'It didn't actually change what the employer was agreeing to do,' says employment lawyer on 'high bar' for frustrated employment contract arguments

A ruling by the British Columbia Court of Appeal, the highest level of provincial court, has set a limit on what constitutes a frustrated employment contract when a business is closed for unforeseen circumstance.
The decision will influence courts deciding on frustrated contracts in jurisdictions across the country, says labour and employment lawyer Matthew Allard, associate at Fasken in Vancouver.
“When an employer wants to rely on frustration, they need to be careful, in particular, when relying upon an intervening event that may have temporarily eliminated the business,” says Allard.
“While the court acknowledged this was going to be a very financial burdensome situation for the employer, it hadn't actually changed what they had agreed to, which was the employee to provide services and the employer to provide compensation for those services.”
Gift shop closed during COVID-19: frustrated employment contract?
The employer, Aldergrove Duty Free Shop on the Canadian side of the Canada/U.S. border crossing, closed temporarily in March 2020 when non-essential travel was halted during the COVID-19 pandemic.
Ninety-nine percent of the store’s customers were travellers crossing the border; the shop’s employees were temporarily laid off in March, and in August 2020, the layoffs became permanent and backdated to the original layoff date.
A longtime employee filed a civil claim of wrongful dismissal when the employer declined to pay severance. The employer argued that the employment contract had been frustrated due to the pandemic closure and the resultant and continuing financial hardship the shop had experienced.

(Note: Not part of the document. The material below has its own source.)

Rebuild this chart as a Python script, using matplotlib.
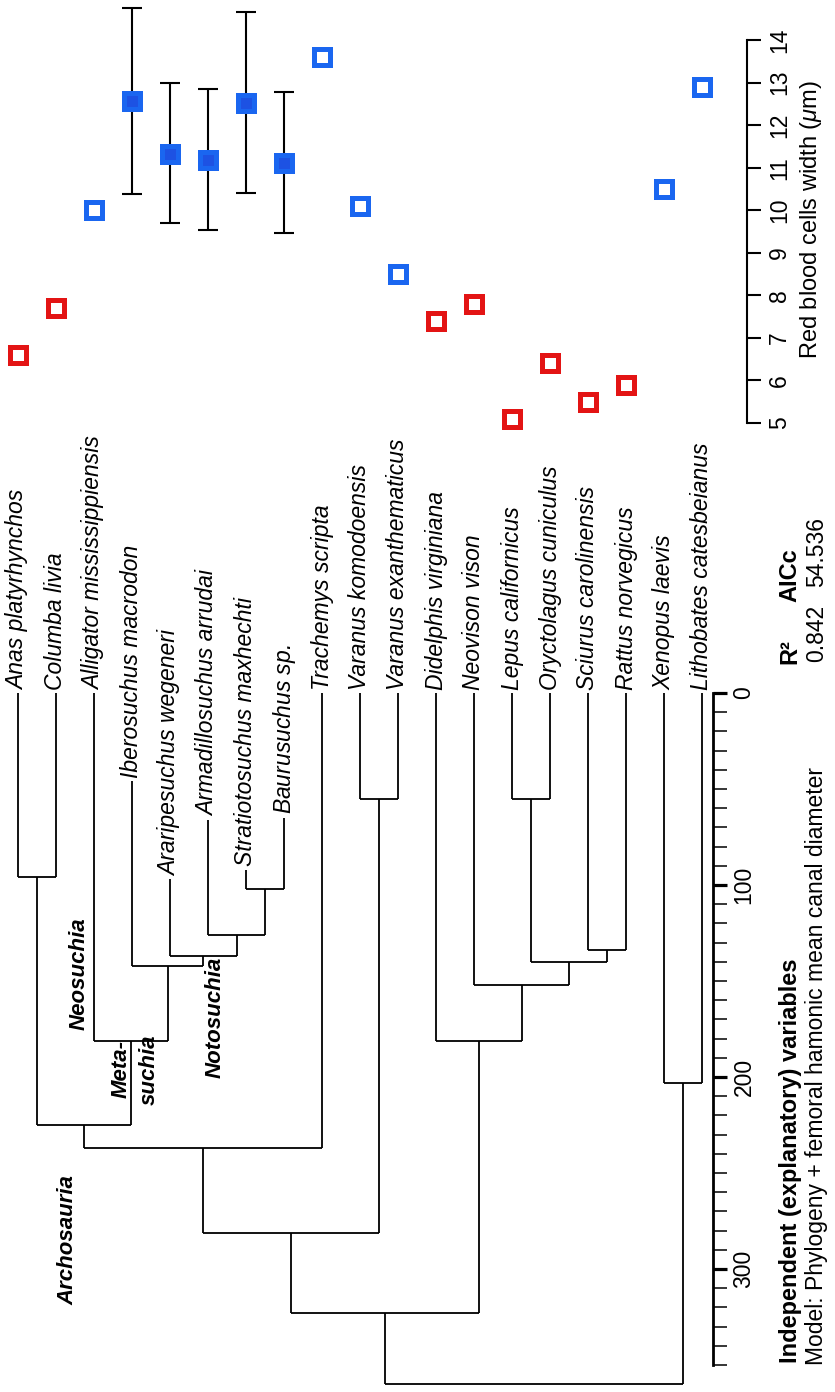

While the court acknowledged that there was undeniable financial impact on the business, it disagreed that it constituted a frustrated contract, and issued a summary judgement order to pay the employee 10 months’ severance pay.
The employer appealed that decision, which has now been upheld by this ruling.
Employers face ‘high bar’ proving frustrated employment contracts
“This argument erroneously presupposes that it was a term of the employment contract that the shop would maintain a certain level of customers, or that the respondent would perform a certain volume of work or maintain a certain level of busyness,” the appeal panel wrote in their decision.
“It is also an argument that, taken to its logical conclusion, would arguably render the frustration defence available each time a retail operation experiences a substantial, non-fleeting reduction in its customer base due to an event beyond its control, on the basis that its employees had been left with less or, at times, nothing to do.”
This decision echoes earlier, similar cases in B.C. where businesses affected by the pandemic claimed that a reduction in customers constituted a frustrated employment contract when they faced wrongful dismissal claims from laid-off employees.
In both of those cases, one involving a pub and one a travel agency, the courts disagreed with the employers, saying the reduction of income had not altered the nature of the contracts.
In Fanzone v 516400 B.C. Ltd., 2022, a B.C. pub argued against a wrongful dismissal claim on the grounds that the employment contracts had been frustrated due to the closure ordered by the Provincial Health Officer, and the external event meant staff should not be owed severance pay. The Supreme Court upheld the wrongful dismissal claim because the pub had stayed closed when there were other options available such as take-out and limited dine-in.
Reduced customers not a reason for frustrated employment contracts
The Court of Appeal panel also struck down the employer’s appeal that the employee’s CERB (Canada Emergency Response Benefit) payments should be deducted from the severance pay owed to her.
“Laws coming out of the COVID-19 pandemic have not been favourable to employers,” says Allard.
“For them to have been able to rely on the defense of frustration, it would have meant that they could no longer viably operate. They found that an inability to pay an employee due to loss of customer demand and revenue during the pandemic was not frustration.”
The employee in this case — a 78-year-old woman who had been working for the employer since 2010 as a retail clerk and occasionally helped out with janitorial duties — was first employed as a buyer by the shop, then shifted to retail sales.
The president of the shop cited there being “essentially no work for employees to do,” as the reason for the closure at the time, but the court upheld the earlier judge’s decision, saying the closure had not “radically changed” the nature of the contract.
“Although it imposed some significant financial difficulties on the employer, it hadn’t resulted in a radically different nature of what was contemplated by the parties when they entered into [the contract],” Allard says.
“It didn't actually change what the employer was agreeing to do, which was to provide an hourly wage for the employee performing the services, and it didn't change the fact that she was required to effectively attend at the workplace to perform those services.”